Travelling through the country in a carriage, as Mr. Bevione did when he concluded that the neighbourhood of Bengazi could be made to resemble a province of the Argentine, seems hardly the best way to become intimately acquainted with the nature and the possibilities of the land, and these inferences are in flat contradiction to the, reports of the English experts sent to Tripoli not long ago by the Jewish Territorial Organization. Mr. Bevione declares Tripoli to be a potential garden of the Hesperides. In the opinion of the English experts it is hopeless desert. Which is the sounder judgment ? In all probability the truth lies somewhere between the two extremes. At any rate Mr.
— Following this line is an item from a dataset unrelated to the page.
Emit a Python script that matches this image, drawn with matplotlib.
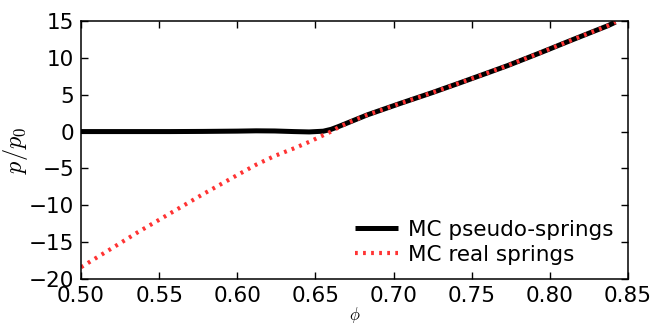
import matplotlib
matplotlib.use('Agg')
import matplotlib.pyplot as plt
import numpy as np

# packing fraction and reduced pressure
phi = [0.500, 0.510, 0.520, 0.536, 0.557, 0.578, 0.600, 0.612, 0.624, 0.636,
       0.646, 0.655, 0.660, 0.665, 0.672, 0.683, 0.704, 0.725, 0.743, 0.760,
       0.773, 0.794, 0.815, 0.837, 0.842]
p_pseudo = [0.0, 0.0, 0.0, 0.0, 0.0, 0.02, 0.06, 0.1, 0.08, 0.0,
            -0.05, 0.05, 0.3, 0.7, 1.3, 2.25, 3.8, 5.3, 6.65, 7.95,
            8.95, 10.7, 12.5, 14.35, 14.85]
p_real = [-18.4, -17.1, -15.8, -13.7, -11.1, -8.5, -5.9, -4.5, -3.3, -2.3,
          -1.4, -0.5, 0.0, 0.6, 1.3, 2.25, 3.8, 5.3, 6.65, 7.95,
          8.95, 10.7, 12.5, 14.35, 14.85]

xticks = [0.50, 0.55, 0.60, 0.65, 0.70, 0.75, 0.80, 0.85]
yticks = [-20, -15, -10, -5, 0, 5, 10, 15]

plt.rcParams['mathtext.fontset'] = 'cm'
plt.rcParams['font.size'] = 15.5
plt.rcParams['lines.scale_dashes'] = False

fig = plt.figure(figsize=(6.68, 3.24), dpi=100)
ax = fig.add_axes([0.1213, 0.1389, 0.8188, 0.7963])

ax.plot(phi, p_pseudo, color='k', lw=3.6, solid_capstyle='butt', label='MC pseudo-springs')
ax.plot(phi, p_real, color='#ff3333', lw=3.0, dashes=(2.0, 3.8), label='MC real springs')

ax.set_xlim(0.50, 0.85)
ax.set_ylim(-20, 15)
ax.set_xticks(xticks)
ax.set_xticklabels(['%.2f' % v for v in xticks])
ax.set_yticks(yticks)
ax.tick_params(direction='in', top=True, right=True, length=5, width=1, pad=5, labelsize=15.5)
for s in ax.spines.values():
    s.set_linewidth(1.1)

ax.set_xlabel(r'$\phi$', fontsize=12, labelpad=-1)
ax.set_ylabel(r'$p/p_0$', fontsize=17.5, labelpad=-1)

ax.legend(loc='lower right', frameon=False, fontsize=15.5, handlelength=2.0,
          labelspacing=0.25, borderaxespad=0.25, handletextpad=0.5)

fig.savefig('out.png', dpi=100)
Bevione does not hide from his countrymen some of the difficulties they will have to overcome. To convert the desert into pastures, to bring water where there is none, to repress slavery, to conciliate the Arabs—these are tasks which might cause even a nation well used to the unexpected and unpleasant surprises of colonial adventure to pause and consider whether the game is worth the labour and expense it entails.